Wednesday, June 17, 2009

Retirement Life, Boomer Generation and Lifelong Learning

As a generation who grow up during an educational revolution where college was available to most anyone who wanted to go, lifelong learning is at the very fiber of the boomer experience. Retirement life won’t diminish the quest to learn, grow and discover.

When I completed graduated school, I was eager to learn just for the fun of it. After seven (okay, I took the slow route) years to get my degree, I wanted to learn without the pressure of papers and exams. I signed up for a philosophy class at the local community college. Even though I took the class as pass/fail, it was hard. I didn’t take the exams, but if I was going to learn anything, I needed to read all of the books and complete the written assignments. I also took a creative writing class before I gave up on the community college to explore other options for lifelong learning.

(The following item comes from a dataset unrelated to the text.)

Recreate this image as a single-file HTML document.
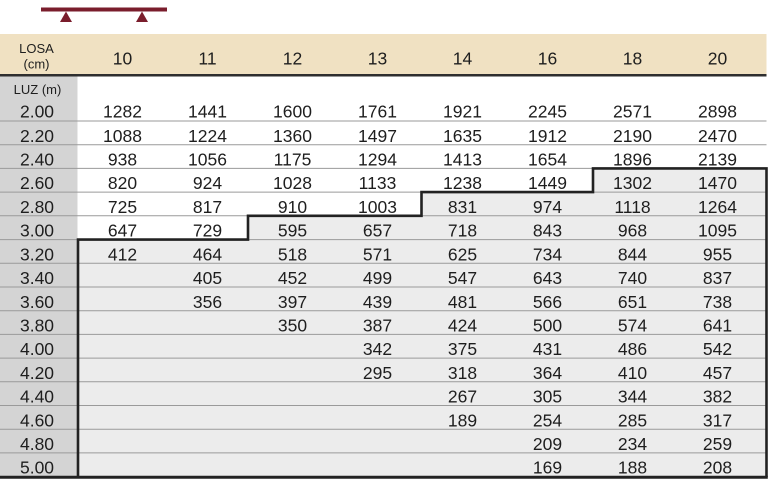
<!DOCTYPE html>
<html><head><meta charset="utf-8"><style>
html,body{margin:0;padding:0;background:#fff;}
svg{display:block;}
text{font-family:"Liberation Sans",Arial,sans-serif;fill:#1e1e1e;}
</style></head><body>
<svg width="768" height="480" viewBox="0 0 768 480" xmlns="http://www.w3.org/2000/svg">
<!-- beam icon -->
<rect x="41" y="7.5" width="126" height="4" fill="#7a1d2c"/>
<polygon points="60,22 66,11.5 72,22" fill="#7a1d2c"/>
<polygon points="136,22 142,11.5 148,22" fill="#7a1d2c"/>
<!-- header -->
<rect x="0" y="34" width="766.5" height="41" fill="#f0e1c2"/>
<rect x="0" y="74" width="766.5" height="2.5" fill="#2e2e2e"/>
<!-- left gray column -->
<rect x="0" y="76.5" width="77.5" height="400" fill="#d4d4d4"/>
<!-- shaded region -->
<polygon points="78,239.6 248,239.6 248,215.8 421.5,215.8 421.5,192.1 593,192.1 593,168.4 766.5,168.4 766.5,477 78,477" fill="#ececec"/>
<!-- row lines -->
<g stroke="#9a9a9a" stroke-width="1">
<line x1="0" y1="121" x2="766.5" y2="121"/>
<line x1="0" y1="144.7" x2="766.5" y2="144.7"/>
<line x1="0" y1="168.4" x2="766.5" y2="168.4"/>
<line x1="0" y1="192.1" x2="766.5" y2="192.1"/>
<line x1="0" y1="215.8" x2="766.5" y2="215.8"/>
<line x1="0" y1="239.6" x2="766.5" y2="239.6"/>
<line x1="0" y1="263.3" x2="766.5" y2="263.3"/>
<line x1="0" y1="287" x2="766.5" y2="287"/>
<line x1="0" y1="310.7" x2="766.5" y2="310.7"/>
<line x1="0" y1="334.4" x2="766.5" y2="334.4"/>
<line x1="0" y1="358.1" x2="766.5" y2="358.1"/>
<line x1="0" y1="381.8" x2="766.5" y2="381.8"/>
<line x1="0" y1="405.5" x2="766.5" y2="405.5"/>
<line x1="0" y1="429.2" x2="766.5" y2="429.2"/>
<line x1="0" y1="452.9" x2="766.5" y2="452.9"/>
</g>
<!-- stair border -->
<polyline points="78,477 78,239.6 248,239.6 248,215.8 421.5,215.8 421.5,192.1 593,192.1 593,168.4 766.5,168.4 766.5,477" fill="none" stroke="#222" stroke-width="2.6"/>
<line x1="0" y1="477.3" x2="767.8" y2="477.3" stroke="#222" stroke-width="3"/>
<!-- header text -->
<text x="36.5" y="53" font-size="13" text-anchor="middle">LOSA</text>
<text x="36.5" y="68.5" font-size="13" text-anchor="middle">(cm)</text>
<g font-size="17.5" text-anchor="middle">
<text x="122.5" y="64.3">10</text>
<text x="207.5" y="64.3">11</text>
<text x="292.5" y="64.3">12</text>
<text x="377.5" y="64.3">13</text>
<text x="462.5" y="64.3">14</text>
<text x="547.5" y="64.3">16</text>
<text x="632.5" y="64.3">18</text>
<text x="717.5" y="64.3">20</text>
</g>
<text x="37.5" y="94" font-size="13" text-anchor="middle">LUZ (m)</text>
<!-- left labels -->
<g font-size="17.5" text-anchor="middle">
<text x="37" y="117.3">2.00</text>
<text x="37" y="141.8">2.20</text>
<text x="37" y="165.5">2.40</text>
<text x="37" y="189.2">2.60</text>
<text x="37" y="212.9">2.80</text>
<text x="37" y="236.6">3.00</text>
<text x="37" y="260.4">3.20</text>
<text x="37" y="284.1">3.40</text>
<text x="37" y="307.8">3.60</text>
<text x="37" y="331.5">3.80</text>
<text x="37" y="355.2">4.00</text>
<text x="37" y="378.9">4.20</text>
<text x="37" y="402.6">4.40</text>
<text x="37" y="426.3">4.60</text>
<text x="37" y="450">4.80</text>
<text x="37" y="473.7">5.00</text>
</g>
<!-- data -->
<g font-size="17.5" text-anchor="middle">
<!-- 2.00 -->
<text x="122.5" y="117.3">1282</text><text x="207.5" y="117.3">1441</text><text x="292.5" y="117.3">1600</text><text x="377.5" y="117.3">1761</text><text x="462.5" y="117.3">1921</text><text x="547.5" y="117.3">2245</text><text x="632.5" y="117.3">2571</text><text x="717.5" y="117.3">2898</text>
<!-- 2.20 -->
<text x="122.5" y="141.8">1088</text><text x="207.5" y="141.8">1224</text><text x="292.5" y="141.8">1360</text><text x="377.5" y="141.8">1497</text><text x="462.5" y="141.8">1635</text><text x="547.5" y="141.8">1912</text><text x="632.5" y="141.8">2190</text><text x="717.5" y="141.8">2470</text>
<!-- 2.40 -->
<text x="122.5" y="165.5">938</text><text x="207.5" y="165.5">1056</text><text x="292.5" y="165.5">1175</text><text x="377.5" y="165.5">1294</text><text x="462.5" y="165.5">1413</text><text x="547.5" y="165.5">1654</text><text x="632.5" y="165.5">1896</text><text x="717.5" y="165.5">2139</text>
<!-- 2.60 -->
<text x="122.5" y="189.2">820</text><text x="207.5" y="189.2">924</text><text x="292.5" y="189.2">1028</text><text x="377.5" y="189.2">1133</text><text x="462.5" y="189.2">1238</text><text x="547.5" y="189.2">1449</text><text x="632.5" y="189.2">1302</text><text x="717.5" y="189.2">1470</text>
<!-- 2.80 -->
<text x="122.5" y="212.9">725</text><text x="207.5" y="212.9">817</text><text x="292.5" y="212.9">910</text><text x="377.5" y="212.9">1003</text><text x="462.5" y="212.9">831</text><text x="547.5" y="212.9">974</text><text x="632.5" y="212.9">1118</text><text x="717.5" y="212.9">1264</text>
<!-- 3.00 -->
<text x="122.5" y="236.6">647</text><text x="207.5" y="236.6">729</text><text x="292.5" y="236.6">595</text><text x="377.5" y="236.6">657</text><text x="462.5" y="236.6">718</text><text x="547.5" y="236.6">843</text><text x="632.5" y="236.6">968</text><text x="717.5" y="236.6">1095</text>
<!-- 3.20 -->
<text x="122.5" y="260.4">412</text><text x="207.5" y="260.4">464</text><text x="292.5" y="260.4">518</text><text x="377.5" y="260.4">571</text><text x="462.5" y="260.4">625</text><text x="547.5" y="260.4">734</text><text x="632.5" y="260.4">844</text><text x="717.5" y="260.4">955</text>
<!-- 3.40 -->
<text x="207.5" y="284.1">405</text><text x="292.5" y="284.1">452</text><text x="377.5" y="284.1">499</text><text x="462.5" y="284.1">547</text><text x="547.5" y="284.1">643</text><text x="632.5" y="284.1">740</text><text x="717.5" y="284.1">837</text>
<!-- 3.60 -->
<text x="207.5" y="307.8">356</text><text x="292.5" y="307.8">397</text><text x="377.5" y="307.8">439</text><text x="462.5" y="307.8">481</text><text x="547.5" y="307.8">566</text><text x="632.5" y="307.8">651</text><text x="717.5" y="307.8">738</text>
<!-- 3.80 -->
<text x="292.5" y="331.5">350</text><text x="377.5" y="331.5">387</text><text x="462.5" y="331.5">424</text><text x="547.5" y="331.5">500</text><text x="632.5" y="331.5">574</text><text x="717.5" y="331.5">641</text>
<!-- 4.00 -->
<text x="377.5" y="355.2">342</text><text x="462.5" y="355.2">375</text><text x="547.5" y="355.2">431</text><text x="632.5" y="355.2">486</text><text x="717.5" y="355.2">542</text>
<!-- 4.20 -->
<text x="377.5" y="378.9">295</text><text x="462.5" y="378.9">318</text><text x="547.5" y="378.9">364</text><text x="632.5" y="378.9">410</text><text x="717.5" y="378.9">457</text>
<!-- 4.40 -->
<text x="462.5" y="402.6">267</text><text x="547.5" y="402.6">305</text><text x="632.5" y="402.6">344</text><text x="717.5" y="402.6">382</text>
<!-- 4.60 -->
<text x="462.5" y="426.3">189</text><text x="547.5" y="426.3">254</text><text x="632.5" y="426.3">285</text><text x="717.5" y="426.3">317</text>
<!-- 4.80 -->
<text x="547.5" y="450">209</text><text x="632.5" y="450">234</text><text x="717.5" y="450">259</text>
<!-- 5.00 -->
<text x="547.5" y="473.7">169</text><text x="632.5" y="473.7">188</text><text x="717.5" y="473.7">208</text>
</g>
</svg>
</body></html>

I’ve had the honor of engaging Nancy Merz Nordstrom in an exchange recently. Author, consultant, and speaker, Nancy Merz Nordstrom is an expert on the concept, benefits and opportunities of lifelong learning for older adults, and how keeping minds challenged can enrich and enhance our After-50 years. Returning to school at age 51, after the unexpected death of her first husband, she became aware of the opportunities and challenges facing older adults, and has dedicated herself to the belief that lifelong learning is both empowering and life-affirming, regardless of age.
Using her book, "Learning Later, Living Greater: the Secret for Making the Most of Your After-50 Years," Nancy now gives customized presentations, workshops and courses designed to help older adults develop fulfilling later lives. She also directs the Elderhostel Institute Network, North America’s largest educational network for older adults.

Southern California is often considered an intellectual wasteland, but I’m lucky to have two organizations dedicated to senior learning. Osher provides more academic classes taught by professors, while OASIS offers more leisure types of learning. Almost every community has a senior center with classes in everything from dance to fine arts to political awareness.

In addition to schools found locally, there is an abundance of destination lifelong learning centers found around the country. We’re in the process of researching many of them and will share information in the upcoming weeks.

Whether it’s taking classes online, locally or combining travel with learning, new retirees are finding an infinite variety of ways to expand mentally, physically and spiritually.